30 Apr 2018

The Age of Wonder: How the Romantic Generation Discovered the Beauty and Terror of Science - by Richard Holmes

Another book club book, which looked interesting. Here’s the blurb:

Shortlisted for the Samuel Johnson Prize and winner of the Royal Society Prize for Science Books, Richard Holmes’s dazzling portrait of the age of great scientific discovery is a groundbreaking achievement.
The book opens with Joseph Banks, botanist on Captain Cook’s first Endeavour voyage, who stepped onto a Tahitian beach in 1769 fully expecting to have located Paradise.
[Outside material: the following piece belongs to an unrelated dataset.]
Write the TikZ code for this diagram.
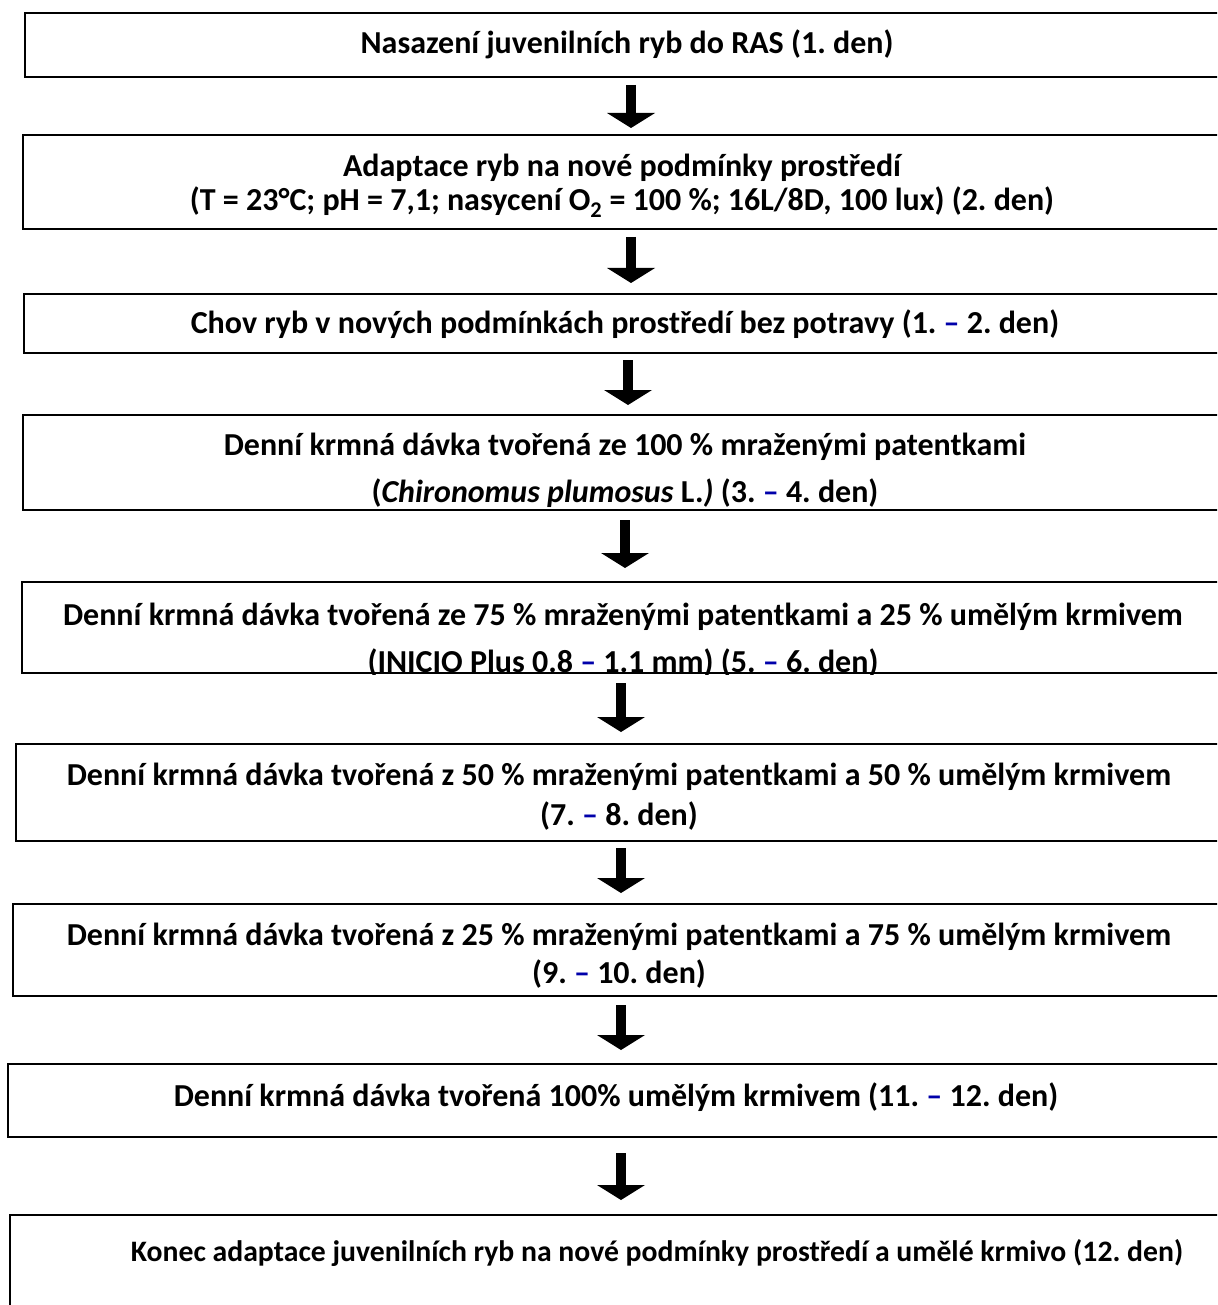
\documentclass[tikz,border=0pt]{standalone}
\usepackage{fontspec}
\setmainfont{Carlito}
\usepackage{xcolor}
\usetikzlibrary{arrows.meta, positioning}

\definecolor{dashblue}{RGB}{0,0,170}
\newcommand{\bdash}{\textcolor{dashblue}{–}}
\frenchspacing

\begin{document}
\begin{tikzpicture}[
    x=1pt, y=-1pt,
    stage/.style={rectangle, draw=black, line width=2pt, inner sep=0pt},
    stagetext/.style={font=\bfseries\fontsize{32}{34}\selectfont, align=center,
                      anchor=base, inner sep=0pt},
    fat/.style={line width=10pt, -{Triangle[width=48pt, length=15pt, line width=0pt]}}
]
\useasboundingbox (0,0) rectangle (1217,1305);
\clip (0,0) rectangle (1217,1305);

% stage boxes
\node[stage, minimum width=1204pt, minimum height=64pt] (b1) at (627,45) {};
\node[stage, minimum width=1202pt, minimum height=94pt] (b2) at (624,182) {};
\node[stage, minimum width=1202pt, minimum height=59pt] (b3) at (625,323.5) {};
\node[stage, minimum width=1204pt, minimum height=95pt] (b4) at (625,462.5) {};
\node[stage, minimum width=1202pt, minimum height=91pt] (b5) at (623,627.5) {};
\node[stage, minimum width=1206pt, minimum height=97pt] (b6) at (619,792.5) {};
\node[stage, minimum width=1213pt, minimum height=92pt] (b7) at (619.5,950) {};
\node[stage, minimum width=1216pt, minimum height=73pt] (b8) at (616,1100.5) {};
\node[stage, minimum width=1294pt, minimum height=110pt] (b9) at (657,1270) {};

% texts (base = last line)
\node[stagetext] (t1) at (627,54) {Nasazení juvenilních ryb do RAS (1. den)};
\node[stagetext] (t2) at (622,211) {Adaptace ryb na nové podmínky prostředí\\
    (T = 23°C; pH = 7,1; nasycení O\textsubscript{2} = 100 \%; 16L/8D, 100 lux) (2. den)};
\node[stagetext] (t3) at (625,334) {Chov ryb v nových podmínkách prostředí bez potravy (1. \bdash{} 2. den)};
\node[stagetext] (t4) at (625,502) {Denní krmná dávka tvořená ze 100 \% mraženými patentkami\\[13pt]
    (\textit{Chironomus plumosus} L.\textit{)} (3. \bdash{} 4. den)};
\begin{scope}
  \clip (b5.south west) rectangle (b5.north east);
  \node[stagetext] (t5) at (623,672) {Denní krmná dávka tvořená ze 75 \% mraženými patentkami a 25 \% umělým krmivem\\[13pt]
      (INICIO Plus 0.8 \bdash{} 1.1 mm) (5. \bdash{} 6. den)};
\end{scope}
\node[stagetext] (t6) at (619,825) {Denní krmná dávka tvořená z 50 \% mraženými patentkami a 50 \% umělým krmivem\\[6pt]
    (7. \bdash{} 8. den)};
\node[stagetext] (t7) at (619,983) {Denní krmná dávka tvořená z 25 \% mraženými patentkami a 75 \% umělým krmivem\\[4pt]
    (9. \bdash{} 10. den)};
\node[stagetext] (t8) at (616,1106) {Denní krmná dávka tvořená 100\% umělým krmivem (11. \bdash{} 12. den)};
\node[stagetext, font=\bfseries\fontsize{29.7}{34}\selectfont] (t9) at (657,1261)
    {Konec adaptace juvenilních ryb na nové podmínky prostředí a umělé krmivo (12. den)};

% arrows between stages
\foreach \a/\b/\dx/\s/\e in {b1/b2/4/7/6, b2/b3/7/7/10, b3/b4/3/6/9, b4/b5/0/9/13,
                             b5/b6/-2/9/11, b6/b7/2/6/10, b7/b8/1.5/8/13, b8/b9/5/15/14} {
    \draw[fat, shorten <=\s pt, shorten >=\e pt]
        ([xshift=\dx pt]\a.south) -- ([xshift=\dx pt]\a.south |- \b.north);
}
\end{tikzpicture}
\end{document}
Back in Britain, the same Romantic revolution that had inspired Banks was spurring other great thinkers on to their own voyages of artistic and scientific discovery – astronomical, chemical, poetical, philosophical – that together made up the ‘age of wonder’.
In this breathtaking group biography, Richard Holmes tells the stories of the period’s celebrated innovators and their great scientific discoveries: from telescopic sight to the miner’s lamp, and from the first balloon flight to African exploration.

The book was interesting, but it was far too long and, hence, took me an age to read. I enjoyed a lot of it - particularly the details of the lives of some of the scientists and the connections between them. I could live without all the poetical stuff.